С Хини сложнее… Больше всего я люблю "Полевые работы", заглавное стихотворение. Ну и достаточно.
Уолкотт?
"Памяти Джейн Рейс", "Море как история", пьесы "О, Вавилон", сборники стихотворений "Середина лета" и "Залив".
Уоллес Стивенс?
"Воскресное утро", "Клавир", "Идея порядка на Кей- Вест" — прекрасные названия, их легко запомнить. "Монокль моего дяди", "Открытка с вулкана". Ну и хватит.
Кого мы забыли?
Эдвард Томас, Дилан Томас, не буду называть стихотворения, просто не вспомню сейчас… У Дилана Томаса "И смерть над ними навеки утратила власть", "Зимняя сказка" — это величайшие стихи.
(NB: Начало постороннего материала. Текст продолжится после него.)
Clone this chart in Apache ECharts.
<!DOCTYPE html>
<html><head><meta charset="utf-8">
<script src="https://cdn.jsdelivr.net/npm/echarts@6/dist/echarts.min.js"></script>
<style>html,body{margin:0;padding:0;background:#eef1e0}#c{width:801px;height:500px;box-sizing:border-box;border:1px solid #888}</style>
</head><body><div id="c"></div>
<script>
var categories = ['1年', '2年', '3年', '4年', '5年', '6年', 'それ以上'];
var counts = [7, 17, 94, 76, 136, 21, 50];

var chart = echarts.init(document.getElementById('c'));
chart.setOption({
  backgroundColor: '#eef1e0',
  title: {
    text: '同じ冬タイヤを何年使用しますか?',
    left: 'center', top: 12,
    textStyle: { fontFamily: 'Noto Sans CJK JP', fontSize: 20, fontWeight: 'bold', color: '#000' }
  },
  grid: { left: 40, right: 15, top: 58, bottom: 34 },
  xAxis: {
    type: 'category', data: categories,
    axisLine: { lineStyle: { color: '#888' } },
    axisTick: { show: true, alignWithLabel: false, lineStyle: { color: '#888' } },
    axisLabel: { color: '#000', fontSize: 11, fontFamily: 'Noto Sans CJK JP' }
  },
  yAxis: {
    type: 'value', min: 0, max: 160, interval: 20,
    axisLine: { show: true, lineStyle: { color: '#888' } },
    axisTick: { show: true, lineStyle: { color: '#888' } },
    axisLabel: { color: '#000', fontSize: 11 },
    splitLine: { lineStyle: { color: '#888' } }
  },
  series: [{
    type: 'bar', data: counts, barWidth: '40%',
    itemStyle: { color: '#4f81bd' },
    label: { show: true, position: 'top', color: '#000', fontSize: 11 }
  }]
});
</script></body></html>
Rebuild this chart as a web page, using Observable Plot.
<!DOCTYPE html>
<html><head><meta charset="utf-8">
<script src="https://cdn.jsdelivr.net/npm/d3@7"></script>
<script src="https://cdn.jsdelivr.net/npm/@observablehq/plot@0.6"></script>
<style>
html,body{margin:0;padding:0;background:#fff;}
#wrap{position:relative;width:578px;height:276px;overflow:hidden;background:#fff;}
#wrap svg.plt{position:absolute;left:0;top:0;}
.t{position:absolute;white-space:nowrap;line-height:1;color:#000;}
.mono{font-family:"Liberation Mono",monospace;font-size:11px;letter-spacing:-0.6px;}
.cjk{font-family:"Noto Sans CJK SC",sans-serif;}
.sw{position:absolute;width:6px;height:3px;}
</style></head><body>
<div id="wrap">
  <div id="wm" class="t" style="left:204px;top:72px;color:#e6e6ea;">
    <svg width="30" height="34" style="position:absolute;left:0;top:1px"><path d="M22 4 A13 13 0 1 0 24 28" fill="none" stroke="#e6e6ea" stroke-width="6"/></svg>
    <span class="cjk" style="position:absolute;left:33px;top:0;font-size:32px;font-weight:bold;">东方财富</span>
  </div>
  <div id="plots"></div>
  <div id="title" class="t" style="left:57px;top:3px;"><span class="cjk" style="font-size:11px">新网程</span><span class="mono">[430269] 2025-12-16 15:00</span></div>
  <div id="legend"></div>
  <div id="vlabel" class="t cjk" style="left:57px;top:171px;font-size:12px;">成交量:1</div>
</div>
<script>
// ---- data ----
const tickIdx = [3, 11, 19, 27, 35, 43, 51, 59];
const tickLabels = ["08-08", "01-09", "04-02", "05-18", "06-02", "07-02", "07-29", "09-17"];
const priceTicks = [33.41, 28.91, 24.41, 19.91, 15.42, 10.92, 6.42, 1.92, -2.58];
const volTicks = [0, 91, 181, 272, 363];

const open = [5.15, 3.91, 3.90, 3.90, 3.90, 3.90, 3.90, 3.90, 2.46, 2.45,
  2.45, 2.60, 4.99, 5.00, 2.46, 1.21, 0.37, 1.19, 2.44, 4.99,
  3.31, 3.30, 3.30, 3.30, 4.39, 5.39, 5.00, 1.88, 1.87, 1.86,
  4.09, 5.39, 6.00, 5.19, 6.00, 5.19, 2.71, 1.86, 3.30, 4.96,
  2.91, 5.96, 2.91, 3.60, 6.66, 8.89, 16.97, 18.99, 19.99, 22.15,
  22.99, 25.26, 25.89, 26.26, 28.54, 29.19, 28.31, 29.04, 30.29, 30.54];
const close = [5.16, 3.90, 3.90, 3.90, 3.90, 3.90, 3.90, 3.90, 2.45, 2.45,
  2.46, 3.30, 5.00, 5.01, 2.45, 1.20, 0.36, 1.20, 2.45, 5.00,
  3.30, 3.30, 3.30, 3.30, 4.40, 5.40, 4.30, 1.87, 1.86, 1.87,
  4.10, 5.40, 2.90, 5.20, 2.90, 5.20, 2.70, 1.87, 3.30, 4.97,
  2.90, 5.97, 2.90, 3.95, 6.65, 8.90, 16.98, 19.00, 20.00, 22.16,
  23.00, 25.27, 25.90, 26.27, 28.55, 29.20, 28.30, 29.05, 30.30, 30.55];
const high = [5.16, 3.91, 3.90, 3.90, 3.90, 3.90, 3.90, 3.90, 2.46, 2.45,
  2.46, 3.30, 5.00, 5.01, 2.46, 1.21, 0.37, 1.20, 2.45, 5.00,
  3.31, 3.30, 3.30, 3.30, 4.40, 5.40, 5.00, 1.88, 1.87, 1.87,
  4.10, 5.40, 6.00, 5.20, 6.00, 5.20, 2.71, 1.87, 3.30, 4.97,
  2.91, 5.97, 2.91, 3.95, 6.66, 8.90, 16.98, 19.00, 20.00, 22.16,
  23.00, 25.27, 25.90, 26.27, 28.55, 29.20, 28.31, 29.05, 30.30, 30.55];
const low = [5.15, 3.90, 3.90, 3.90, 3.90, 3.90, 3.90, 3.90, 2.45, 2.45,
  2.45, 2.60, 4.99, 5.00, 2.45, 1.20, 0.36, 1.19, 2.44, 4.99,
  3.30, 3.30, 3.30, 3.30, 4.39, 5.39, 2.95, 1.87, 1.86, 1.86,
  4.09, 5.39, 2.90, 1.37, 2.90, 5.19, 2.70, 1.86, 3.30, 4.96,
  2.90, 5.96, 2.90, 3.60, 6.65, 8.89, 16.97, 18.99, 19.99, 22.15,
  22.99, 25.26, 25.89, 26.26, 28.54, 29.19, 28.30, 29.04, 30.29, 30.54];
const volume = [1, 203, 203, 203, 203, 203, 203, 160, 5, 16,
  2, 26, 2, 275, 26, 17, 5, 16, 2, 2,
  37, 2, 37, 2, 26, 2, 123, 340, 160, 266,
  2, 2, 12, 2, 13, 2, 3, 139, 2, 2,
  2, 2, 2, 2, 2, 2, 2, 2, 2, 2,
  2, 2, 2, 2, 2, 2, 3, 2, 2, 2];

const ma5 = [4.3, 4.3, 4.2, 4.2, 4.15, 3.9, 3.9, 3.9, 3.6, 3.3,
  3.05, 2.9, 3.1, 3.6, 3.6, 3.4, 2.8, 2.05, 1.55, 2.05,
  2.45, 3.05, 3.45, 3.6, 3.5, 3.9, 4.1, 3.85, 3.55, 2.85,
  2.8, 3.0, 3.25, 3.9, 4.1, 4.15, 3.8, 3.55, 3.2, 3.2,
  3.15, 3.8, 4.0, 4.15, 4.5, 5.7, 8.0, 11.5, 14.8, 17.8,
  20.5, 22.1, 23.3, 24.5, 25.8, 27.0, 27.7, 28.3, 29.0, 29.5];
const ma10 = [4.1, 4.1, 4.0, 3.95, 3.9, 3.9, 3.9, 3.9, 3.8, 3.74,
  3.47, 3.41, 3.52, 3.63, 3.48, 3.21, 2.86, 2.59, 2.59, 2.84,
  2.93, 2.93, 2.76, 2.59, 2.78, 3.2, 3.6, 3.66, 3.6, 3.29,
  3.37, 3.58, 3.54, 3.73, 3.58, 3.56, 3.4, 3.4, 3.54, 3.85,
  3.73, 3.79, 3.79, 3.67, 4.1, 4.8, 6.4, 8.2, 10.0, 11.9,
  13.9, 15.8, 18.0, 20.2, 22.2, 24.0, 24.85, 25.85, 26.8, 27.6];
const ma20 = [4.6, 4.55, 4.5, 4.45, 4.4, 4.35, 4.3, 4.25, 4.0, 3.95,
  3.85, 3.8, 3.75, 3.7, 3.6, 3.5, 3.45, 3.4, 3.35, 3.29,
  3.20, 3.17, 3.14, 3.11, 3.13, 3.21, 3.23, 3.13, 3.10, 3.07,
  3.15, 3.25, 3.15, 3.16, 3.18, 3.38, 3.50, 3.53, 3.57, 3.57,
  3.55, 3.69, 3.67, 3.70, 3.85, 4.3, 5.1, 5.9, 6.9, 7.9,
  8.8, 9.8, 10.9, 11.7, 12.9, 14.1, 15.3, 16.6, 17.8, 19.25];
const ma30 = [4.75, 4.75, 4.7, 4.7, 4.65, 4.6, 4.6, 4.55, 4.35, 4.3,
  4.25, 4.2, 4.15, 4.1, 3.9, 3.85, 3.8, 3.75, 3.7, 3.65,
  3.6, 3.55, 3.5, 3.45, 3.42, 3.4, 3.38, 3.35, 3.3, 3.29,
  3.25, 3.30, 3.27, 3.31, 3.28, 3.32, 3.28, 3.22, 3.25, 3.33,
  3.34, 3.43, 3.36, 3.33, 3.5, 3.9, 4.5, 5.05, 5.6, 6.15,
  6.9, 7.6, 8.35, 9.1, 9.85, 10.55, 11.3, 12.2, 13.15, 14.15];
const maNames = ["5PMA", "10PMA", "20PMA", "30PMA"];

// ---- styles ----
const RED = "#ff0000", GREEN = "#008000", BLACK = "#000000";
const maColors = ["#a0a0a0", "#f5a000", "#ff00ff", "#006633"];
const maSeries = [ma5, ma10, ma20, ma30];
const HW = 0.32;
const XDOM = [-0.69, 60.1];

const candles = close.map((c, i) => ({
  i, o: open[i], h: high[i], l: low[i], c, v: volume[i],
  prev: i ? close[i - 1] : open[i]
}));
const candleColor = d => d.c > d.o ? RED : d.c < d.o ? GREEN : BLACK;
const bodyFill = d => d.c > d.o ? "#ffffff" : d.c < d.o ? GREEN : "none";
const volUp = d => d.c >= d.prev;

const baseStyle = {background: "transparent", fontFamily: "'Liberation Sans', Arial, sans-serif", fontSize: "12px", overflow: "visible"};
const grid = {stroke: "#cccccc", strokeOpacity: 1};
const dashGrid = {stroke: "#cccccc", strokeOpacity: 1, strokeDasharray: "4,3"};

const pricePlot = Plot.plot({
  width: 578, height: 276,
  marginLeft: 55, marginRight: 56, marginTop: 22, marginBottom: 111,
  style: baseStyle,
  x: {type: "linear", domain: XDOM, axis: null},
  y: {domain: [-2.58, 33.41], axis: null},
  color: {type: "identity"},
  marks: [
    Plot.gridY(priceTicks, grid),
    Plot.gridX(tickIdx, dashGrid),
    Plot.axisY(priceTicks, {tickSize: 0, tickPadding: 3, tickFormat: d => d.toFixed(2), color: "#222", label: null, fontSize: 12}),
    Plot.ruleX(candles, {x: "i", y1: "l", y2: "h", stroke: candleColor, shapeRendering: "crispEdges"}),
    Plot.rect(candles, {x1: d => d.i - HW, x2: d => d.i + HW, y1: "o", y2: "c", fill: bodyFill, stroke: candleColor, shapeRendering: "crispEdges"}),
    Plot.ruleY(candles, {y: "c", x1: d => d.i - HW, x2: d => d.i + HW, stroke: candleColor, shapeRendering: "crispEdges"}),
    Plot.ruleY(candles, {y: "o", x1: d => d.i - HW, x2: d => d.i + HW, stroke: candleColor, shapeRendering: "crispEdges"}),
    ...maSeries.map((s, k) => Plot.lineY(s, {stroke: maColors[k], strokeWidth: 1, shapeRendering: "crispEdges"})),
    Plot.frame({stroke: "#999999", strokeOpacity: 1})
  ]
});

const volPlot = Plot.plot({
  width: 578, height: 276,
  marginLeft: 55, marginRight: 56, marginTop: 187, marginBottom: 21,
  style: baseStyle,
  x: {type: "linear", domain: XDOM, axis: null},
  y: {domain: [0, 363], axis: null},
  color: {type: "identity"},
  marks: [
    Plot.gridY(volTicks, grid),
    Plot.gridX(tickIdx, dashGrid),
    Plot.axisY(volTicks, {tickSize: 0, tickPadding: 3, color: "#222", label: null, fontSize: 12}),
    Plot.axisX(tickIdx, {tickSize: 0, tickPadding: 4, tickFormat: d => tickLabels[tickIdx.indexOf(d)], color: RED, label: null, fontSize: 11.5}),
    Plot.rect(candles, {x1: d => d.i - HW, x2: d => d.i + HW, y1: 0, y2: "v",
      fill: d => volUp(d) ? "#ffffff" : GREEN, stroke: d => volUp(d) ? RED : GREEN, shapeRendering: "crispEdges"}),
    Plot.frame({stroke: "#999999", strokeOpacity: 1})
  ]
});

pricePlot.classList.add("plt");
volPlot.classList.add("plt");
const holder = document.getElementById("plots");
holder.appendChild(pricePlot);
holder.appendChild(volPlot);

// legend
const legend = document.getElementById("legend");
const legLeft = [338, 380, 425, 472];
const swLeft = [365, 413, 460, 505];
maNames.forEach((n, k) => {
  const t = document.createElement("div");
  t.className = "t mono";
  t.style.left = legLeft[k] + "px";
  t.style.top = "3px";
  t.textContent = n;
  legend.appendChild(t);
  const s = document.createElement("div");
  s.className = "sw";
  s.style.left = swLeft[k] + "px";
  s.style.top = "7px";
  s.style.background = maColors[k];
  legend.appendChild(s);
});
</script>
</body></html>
Уэлдон Кейес — потрясающий поэт. Помню, мы как-то с Лоуэллом перебрали всех американских поэтов и он вдруг обронил: "Уэлдон Кейес". Много других. Просто невозможно всех… Много русских поэтов… Вяземский, например, — великий поэт, я не шучу, а о нем еще ничего не написано.
Последний вопрос: кто, по-вашему, является первым англоязычным поэтом на сегодняшний день? Уолкотт?
Уолкотт, Лес Мюррей — из Австралии. Думаю, они — лучшие.
Ну что ж, Иосиф, мне кажется, я узнал все, что хотел.